AIM OF THE TASK -
Without the images, write out the whole listing exactly.

PROVIDED DATA -
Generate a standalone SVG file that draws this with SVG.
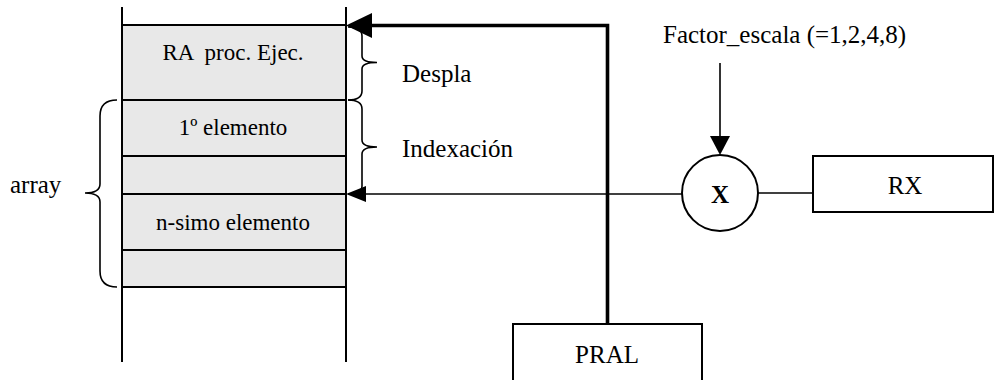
<svg xmlns="http://www.w3.org/2000/svg" width="994" height="380" viewBox="0 0 994 380">
<style>
  text { font-family: "Liberation Serif", "Times New Roman", serif; fill: #000; }
  .cell { font-size: 23px; text-anchor: middle; }
  .lbl { font-size: 25px; }
  .mid { text-anchor: middle; }
  .ln { stroke: #000; stroke-width: 2; fill: none; }
  .thin { stroke: #000; stroke-width: 1.6; fill: none; }
  .thick { stroke: #000; stroke-width: 3.6; fill: none; }
  .box { stroke: #000; stroke-width: 2; fill: #fff; }
  .brace { stroke: #000; stroke-width: 1.6; fill: none; }
</style>

<g id="memory">
  <rect x="122" y="25" width="224" height="262" fill="#e8e8e8"/>
  <line class="ln" x1="122" y1="7" x2="122" y2="362"/>
  <line class="ln" x1="346" y1="7" x2="346" y2="362"/>
  <line class="ln" x1="122" y1="25" x2="346" y2="25"/>
  <line class="ln" x1="122" y1="100" x2="346" y2="100"/>
  <line class="ln" x1="122" y1="156" x2="346" y2="156"/>
  <line class="ln" x1="122" y1="194" x2="346" y2="194"/>
  <line class="ln" x1="122" y1="250" x2="346" y2="250"/>
  <line class="ln" x1="122" y1="287" x2="346" y2="287"/>
  <text class="cell" x="233" y="60" xml:space="preserve">RA  proc. Ejec.</text>
  <text class="cell" x="233" y="135">1º elemento</text>
  <text class="cell" x="233" y="230">n-simo elemento</text>
</g>

<g id="brace-despla">
  <path class="brace" d="M348,27 Q362,27 362,36 L362,56 Q362,62.5 377,62.5 Q362,62.5 362,69 L362,91 Q362,100 348,100"/>
  <text class="lbl" x="402" y="82">Despla</text>
</g>

<g id="brace-indexacion">
  <path class="brace" d="M348,100 Q362,100 362,109 L362,140 Q362,147 377,147 Q362,147 362,154 L362,186 Q362,194 348,194"/>
  <text class="lbl" x="402" y="157">Indexación</text>
</g>

<g id="brace-array">
  <path class="brace" d="M117,100 Q100,100 100,116 L100,184 Q100,193 85,193 Q100,193 100,202 L100,271 Q100,287 117,287"/>
  <text class="lbl" x="10" y="193">array</text>
</g>

<g id="factor">
  <text class="lbl" x="663" y="43">Factor_escala (=1,2,4,8)</text>
</g>

<g id="mult">
  <circle cx="720" cy="193" r="38" class="box"/>
  <text class="lbl mid" x="720" y="203" font-weight="bold">X</text>
</g>

<g id="rx">
  <rect class="box" x="813" y="156" width="180" height="56"/>
  <text class="lbl mid" x="905" y="194">RX</text>
</g>

<g id="pral">
  <rect class="box" x="513" y="324" width="189" height="58"/>
  <text class="lbl mid" x="607" y="363">PRAL</text>
</g>

<g id="connectors">
  <polyline class="thick" points="607.5,324 607.5,25.5 370,25.5"/>
  <polygon points="346,25.5 372,13 372,38" fill="#000"/>
  <line class="thin" x1="682" y1="194" x2="364" y2="194"/>
  <polygon points="346,194 366,186 366,202" fill="#000"/>
  <line class="thin" x1="758" y1="193" x2="813" y2="193"/>
  <line class="thin" x1="720" y1="63" x2="720" y2="138"/>
  <polygon points="720,155 710,136 730,136" fill="#000"/>
</g>
</svg>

ANSWER TO THIS TASK -
Generate a standalone SVG file that draws this with SVG.
<svg xmlns="http://www.w3.org/2000/svg" width="994" height="380" viewBox="0 0 994 380">
<style>
  text { font-family: "Liberation Serif", "Times New Roman", serif; fill: #000; }
  .cell { font-size: 23px; text-anchor: middle; }
  .lbl { font-size: 25px; }
  .mid { text-anchor: middle; }
  .ln { stroke: #000; stroke-width: 2; fill: none; }
  .thin { stroke: #000; stroke-width: 1.6; fill: none; }
  .thick { stroke: #000; stroke-width: 3.6; fill: none; }
  .box { stroke: #000; stroke-width: 2; fill: #fff; }
  .brace { stroke: #000; stroke-width: 1.6; fill: none; }
</style>

<g id="memory">
  <rect x="122" y="25" width="224" height="262" fill="#e8e8e8"/>
  <line class="ln" x1="122" y1="7" x2="122" y2="362"/>
  <line class="ln" x1="346" y1="7" x2="346" y2="362"/>
  <line class="ln" x1="122" y1="25" x2="346" y2="25"/>
  <line class="ln" x1="122" y1="100" x2="346" y2="100"/>
  <line class="ln" x1="122" y1="156" x2="346" y2="156"/>
  <line class="ln" x1="122" y1="194" x2="346" y2="194"/>
  <line class="ln" x1="122" y1="250" x2="346" y2="250"/>
  <line class="ln" x1="122" y1="287" x2="346" y2="287"/>
  <text class="cell" x="233" y="60" xml:space="preserve">RA  proc. Ejec.</text>
  <text class="cell" x="233" y="135">1º elemento</text>
  <text class="cell" x="233" y="230">n-simo elemento</text>
</g>

<g id="brace-despla">
  <path class="brace" d="M348,27 Q362,27 362,36 L362,56 Q362,62.5 377,62.5 Q362,62.5 362,69 L362,91 Q362,100 348,100"/>
  <text class="lbl" x="402" y="82">Despla</text>
</g>

<g id="brace-indexacion">
  <path class="brace" d="M348,100 Q362,100 362,109 L362,140 Q362,147 377,147 Q362,147 362,154 L362,186 Q362,194 348,194"/>
  <text class="lbl" x="402" y="157">Indexación</text>
</g>

<g id="brace-array">
  <path class="brace" d="M117,100 Q100,100 100,116 L100,184 Q100,193 85,193 Q100,193 100,202 L100,271 Q100,287 117,287"/>
  <text class="lbl" x="10" y="193">array</text>
</g>

<g id="factor">
  <text class="lbl" x="663" y="43">Factor_escala (=1,2,4,8)</text>
</g>

<g id="mult">
  <circle cx="720" cy="193" r="38" class="box"/>
  <text class="lbl mid" x="720" y="203" font-weight="bold">X</text>
</g>

<g id="rx">
  <rect class="box" x="813" y="156" width="180" height="56"/>
  <text class="lbl mid" x="905" y="194">RX</text>
</g>

<g id="pral">
  <rect class="box" x="513" y="324" width="189" height="58"/>
  <text class="lbl mid" x="607" y="363">PRAL</text>
</g>

<g id="connectors">
  <polyline class="thick" points="607.5,324 607.5,25.5 370,25.5"/>
  <polygon points="346,25.5 372,13 372,38" fill="#000"/>
  <line class="thin" x1="682" y1="194" x2="364" y2="194"/>
  <polygon points="346,194 366,186 366,202" fill="#000"/>
  <line class="thin" x1="758" y1="193" x2="813" y2="193"/>
  <line class="thin" x1="720" y1="63" x2="720" y2="138"/>
  <polygon points="720,155 710,136 730,136" fill="#000"/>
</g>
</svg>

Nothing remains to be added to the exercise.